Model around decisions, not just sources
If Brightside Bikes models only around sources, it may produce tables like:
shopify_ordersstripe_chargesstripe_refundsgoogle_ads_campaignsinventory_file
Those are useful staging inputs.
They are not enough for executive reporting.
Leadership asks questions like:
- What was net revenue last week?
- Which product categories drove margin?
- Did paid media acquire profitable customers?
- Which stock constraints limited sales?
- How much of the Finance variance is timing versus logic?
Those questions need business models:
fct_ordersfct_refundsdim_customerdim_skumart_weekly_revenue_bridgemart_weekly_operating_report
The model names should reflect the reporting job, not only the source system.
Grain is the first trust decision
Every model needs a grain.
The grain answers: one row represents what?
For Brightside Bikes:
- One row per Shopify order.
- One row per order line.
- One row per customer per week.
- One row per SKU per warehouse snapshot.
- One row per metric per reporting week.
If the grain is not explicit, every join and aggregation becomes risky.
A model can have correct source data and still produce wrong reporting if users aggregate it at the wrong level.
That is why grain should be documented near the model, checked in tests, and visible in review.
A model turns a definition into a controlled asset
Suppose Brightside Bikes defines Weekly Net Revenue as completed Shopify order revenue, net of discounts and refunds, excluding test orders, grouped by order week.
That definition should not live only in a dashboard field.
It should become a controlled model:
with orders as (
select *
from fct_orders
where is_test_order = false
and is_cancelled = false
),
weekly_revenue as (
select
order_week as reporting_week,
sum(net_revenue_amount) as shopify_net_revenue,
sum(refund_amount) as refund_amount,
count(distinct order_id) as completed_orders
from orders
group by 1
)
select *
from weekly_revenue;
This model is not just a query.
It is a business rule in executable form.
That means it needs ownership, tests, lineage, and review.
Modeling choices create commercial consequences
Modeling can feel abstract until the number reaches a meeting.
Then the choices become commercial.
If returns are assigned to refund date rather than order date, the weekly trend changes.
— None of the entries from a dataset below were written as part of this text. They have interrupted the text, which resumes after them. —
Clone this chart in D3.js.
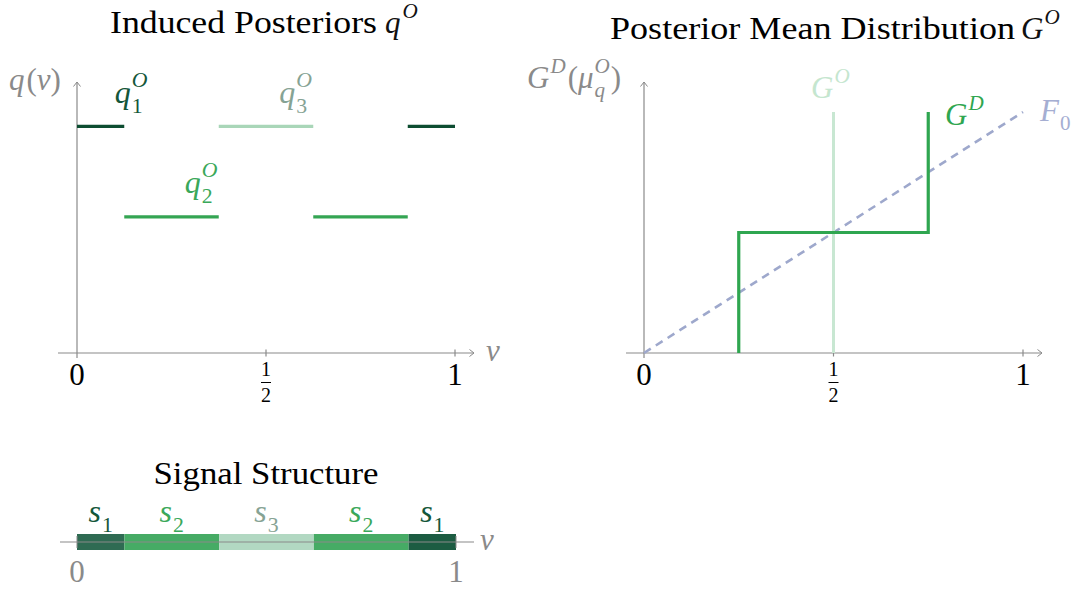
<!DOCTYPE html>
<html><head><meta charset="utf-8">
<script src="https://cdn.jsdelivr.net/npm/d3@7"></script>
<style>body{margin:0;background:#fff} svg{display:block} svg text{font-family:"Liberation Serif","Times New Roman",Tinos,Times,serif}</style>
</head><body>
<script>
// ---- data ----
const segBreaks = [0, 0.125, 0.375, 0.625, 0.875, 1];
const segSignal = [1, 2, 3, 2, 1];
const qValues = [0.94, 0.565, 0.94, 0.565, 0.94];
const qLabelPos = [[0.1, 1], [0.285, 2], [0.535, 3]]; // [x, signal]
const xTicks = [0, 0.5, 1];
const xTickLabels = ["0", "1/2", "1"];
const gdX = [0.25, 0.25, 0.75, 0.75];
const gdY = [0, 0.5, 0.5, 1];
const goX = [0.5, 0.5];
const goY = [0, 1];
const f0X = [0, 1];
const f0Y = [0, 1];
const lineColors = {1: "#0d4d31", 2: "#34a553", 3: "#a9d6b8"};
const labelColors = {1: "#14573a", 2: "#3aa85a", 3: "#86a394"};
const barColors = ["#2f6b53", "#46ab65", "#b2d8c2", "#46ab65", "#1c5c42"];

const W = 1079, H = 592;
const GRAY = "#8a8a8a";
const svg = d3.select("body").append("svg").attr("width", W).attr("height", H);

const defs = svg.append("defs");
defs.append("marker").attr("id", "arr").attr("viewBox", "-6 -5 8 10")
  .attr("refX", 0).attr("refY", 0).attr("markerWidth", 8).attr("markerHeight", 10)
  .attr("markerUnits", "userSpaceOnUse").attr("orient", "auto")
  .append("path").attr("d", "M-4.5,-3.5 L0,0 L-4.5,3.5").attr("fill", "none")
  .attr("stroke", GRAY).attr("stroke-width", 1);

// math text layout helper
function math(x, y, items, opts) {
  const size = opts.size || 27, color = opts.color || "#000", anchor = opts.anchor || 0;
  const g = svg.append("g");
  let cx = 0, prevStart = 0, prevEnd = 0;
  items.forEach(it => {
    const s = (it.sup || it.sub) ? size * 0.68 : size;
    const dy = it.sup ? -0.5 * size : it.sub ? 0.3 * size : 0;
    const startX = it.stack ? prevStart : cx;
    const t = g.append("text").attr("x", startX + (it.dx || 0)).attr("y", dy)
      .attr("font-size", s).attr("font-style", it.it ? "italic" : "normal")
      .attr("fill", color).text(it.t);
    const w = t.node().getComputedTextLength() + (it.dx || 0);
    if (it.stack) { cx = Math.max(prevEnd, startX + w); }
    else { prevStart = startX; cx = startX + w; }
    prevEnd = cx;
  });
  g.attr("transform", `translate(${x - anchor * cx},${y})`);
  return g;
}

function axes(xs, ys, x0, x1, yTop) {
  const g = svg.append("g");
  g.append("line").attr("x1", x0).attr("x2", x1).attr("y1", ys(0)).attr("y2", ys(0))
    .attr("stroke", GRAY).attr("stroke-width", 1.2).attr("marker-end", "url(#arr)");
  g.append("line").attr("x1", xs(0)).attr("x2", xs(0)).attr("y1", ys(0) + 5).attr("y2", yTop)
    .attr("stroke", GRAY).attr("stroke-width", 1.2).attr("marker-end", "url(#arr)");
  xTicks.forEach((t, i) => {
    if (t > 0) g.append("line").attr("x1", xs(t)).attr("x2", xs(t))
      .attr("y1", ys(0) - 3.5).attr("y2", ys(0) + 3.5).attr("stroke", GRAY).attr("stroke-width", 1.2);
    const lab = xTickLabels[i];
    if (lab.includes("/")) {
      const [n, d] = lab.split("/");
      g.append("text").attr("x", xs(t)).attr("y", ys(0) + 23).attr("text-anchor", "middle")
        .attr("font-size", 20).text(n);
      g.append("line").attr("x1", xs(t) - 5).attr("x2", xs(t) + 5)
        .attr("y1", ys(0) + 29.5).attr("y2", ys(0) + 29.5).attr("stroke", "#000").attr("stroke-width", 1);
      g.append("text").attr("x", xs(t)).attr("y", ys(0) + 49).attr("text-anchor", "middle")
        .attr("font-size", 20).text(d);
    } else {
      g.append("text").attr("x", xs(t)).attr("y", ys(0) + 32).attr("text-anchor", "middle")
        .attr("font-size", 31).text(lab);
    }
  });
}

// ---- left chart ----
const xL = d3.scaleLinear([0, 1], [77, 455]);
const yL = d3.scaleLinear([0, 1], [353, 112]);
axes(xL, yL, 58, 474, 82);
svg.append("g").selectAll("line").data(qValues).join("line")
  .attr("x1", (d, i) => xL(segBreaks[i])).attr("x2", (d, i) => xL(segBreaks[i + 1]))
  .attr("y1", d => yL(d)).attr("y2", d => yL(d))
  .attr("stroke", (d, i) => lineColors[segSignal[i]]).attr("stroke-width", 3.2);

// title
svg.append("text").attr("x", 110).attr("y", 33).attr("font-size", 31)
  .attr("textLength", 267).attr("lengthAdjust", "spacingAndGlyphs").text("Induced Posteriors");
math(385, 33, [{t: "q", it: true}, {t: "O", it: true, sup: true, dx: 2}], {size: 31, color: "#111"});

math(9, 90, [{t: "q", it: true}, {t: "(", dx: 2}, {t: "v", it: true}, {t: ")"}], {size: 31, color: GRAY});
math(486, 361, [{t: "v", it: true}], {size: 31, color: GRAY});

const qLabelY = {1: 103, 2: 193, 3: 103};
qLabelPos.forEach(([x, s]) => {
  math(xL(x), qLabelY[s], [{t: "q", it: true}, {t: "O", it: true, sup: true, dx: 1}, {t: String(s), sub: true, stack: true, dx: 1}],
    {size: 32, color: labelColors[s]});
});

// ---- right chart ----
const xR = d3.scaleLinear([0, 1], [644, 1023]);
const yR = d3.scaleLinear([0, 1], [353, 112]);
axes(xR, yR, 626, 1042, 82);

const lineGen = (xs, ys) => d3.line().x(d => xs(d[0])).y(d => ys(d[1]));
svg.append("path").datum(d3.zip(f0X, f0Y)).attr("d", lineGen(xR, yR))
  .attr("fill", "none").attr("stroke", "#9ea8cc").attr("stroke-width", 2.6)
  .attr("stroke-dasharray", "8,6");
svg.append("path").datum(d3.zip(goX, goY)).attr("d", lineGen(xR, yR))
  .attr("fill", "none").attr("stroke", "#c8e7d2").attr("stroke-width", 3);
svg.append("path").datum(d3.zip(gdX, gdY)).attr("d", lineGen(xR, yR))
  .attr("fill", "none").attr("stroke", "#2fa650").attr("stroke-width", 3.2);

svg.append("text").attr("x", 610).attr("y", 39).attr("font-size", 31)
  .attr("textLength", 405).attr("lengthAdjust", "spacingAndGlyphs").text("Posterior Mean Distribution");
math(1021, 39, [{t: "G", it: true}, {t: "O", it: true, sup: true, dx: 1}], {size: 31, color: "#111"});

math(527, 88, [{t: "G", it: true}, {t: "D", it: true, sup: true, dx: 1}, {t: "(", dx: 2}, {t: "μ", it: true},
  {t: "O", it: true, sup: true, dx: 1}, {t: "q", it: true, sub: true, stack: true, dx: 1}, {t: ")", dx: 1}],
  {size: 31, color: GRAY});
math(811, 98, [{t: "G", it: true}, {t: "O", it: true, sup: true, dx: 1}], {size: 31, color: "#c5e6cf"});
math(945, 125, [{t: "G", it: true}, {t: "D", it: true, sup: true, dx: 1}], {size: 31, color: "#2fa650"});
math(1040, 121, [{t: "F", it: true}, {t: "0", sub: true, dx: 1}], {size: 31, color: "#a5aed2"});

// ---- signal structure ----
const xB = d3.scaleLinear([0, 1], [77, 456]);
const barTop = 534, barH = 16, barMid = 542;
svg.append("text").attr("x", 266).attr("y", 484).attr("text-anchor", "middle").attr("font-size", 31)
  .attr("textLength", 225).attr("lengthAdjust", "spacingAndGlyphs").text("Signal Structure");
svg.append("g").selectAll("rect").data(segSignal).join("rect")
  .attr("x", (d, i) => xB(segBreaks[i])).attr("width", (d, i) => xB(segBreaks[i + 1]) - xB(segBreaks[i]))
  .attr("y", barTop).attr("height", barH).attr("fill", (d, i) => barColors[i]);
svg.append("line").attr("x1", 60).attr("x2", 474).attr("y1", barMid).attr("y2", barMid)
  .attr("stroke", GRAY).attr("stroke-width", 1.2);
[0, 1].forEach(t => svg.append("line").attr("x1", xB(t)).attr("x2", xB(t)).attr("y1", barMid - 6).attr("y2", barMid + 6)
  .attr("stroke", GRAY).attr("stroke-width", 1));
segSignal.forEach((s, i) => {
  const cx = (xB(segBreaks[i]) + xB(segBreaks[i + 1])) / 2;
  math(cx, 522, [{t: "s", it: true}, {t: String(s), sub: true, dx: 1}], {size: 32, color: labelColors[s], anchor: 0.5});
});
math(480, 550, [{t: "v", it: true}], {size: 31, color: GRAY});
svg.append("text").attr("x", xB(0)).attr("y", 582).attr("text-anchor", "middle").attr("font-size", 31).attr("fill", GRAY).text("0");
svg.append("text").attr("x", xB(1)).attr("y", 582).attr("text-anchor", "middle").attr("font-size", 31).attr("fill", GRAY).text("1");
</script>
</body></html>
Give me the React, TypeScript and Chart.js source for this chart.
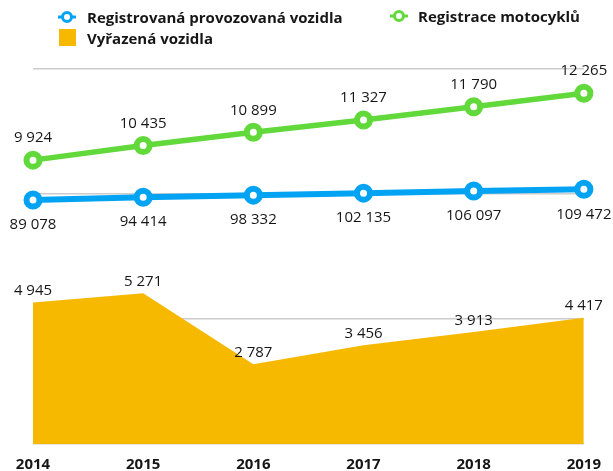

If customers are counted at email level rather than account level, retention changes.
If product cost is joined at the wrong SKU grain, margin changes.
If ad spend is allocated by campaign date but revenue is grouped by order date, CAC changes.
These are not minor technical preferences.
They shape the business story.
Reporting Trust means those choices are visible before they become arguments.
What to inspect first
For any important model, inspect:
- What business question does this model support?
- What is the grain?
- Which source systems feed it?
- Which definitions are applied?
- Which records are excluded?
- Which timing rule is used?
- Which downstream dashboards depend on it?
- What tests prove the model is safe?
- Who owns changes to the model?
If the team cannot answer those questions quickly, the model may be technically useful but commercially fragile.
What good looks like
Good data modeling does not require perfect architecture.
It requires explicit choices.
For Brightside Bikes, a good reporting model makes it clear that Shopify Net Revenue, Finance Revenue, and Campaign Revenue are different views of the business. It gives each one a defined grain, source path, caveat, and owner.
The business can then disagree productively.
Instead of asking, “Which number is right?”, the team can ask, “Which definition is appropriate for this decision?”
That is the purpose of modeling for Reporting Trust.
Not to create elegant tables for their own sake.
To make business logic inspectable, repeatable, and safe enough to use.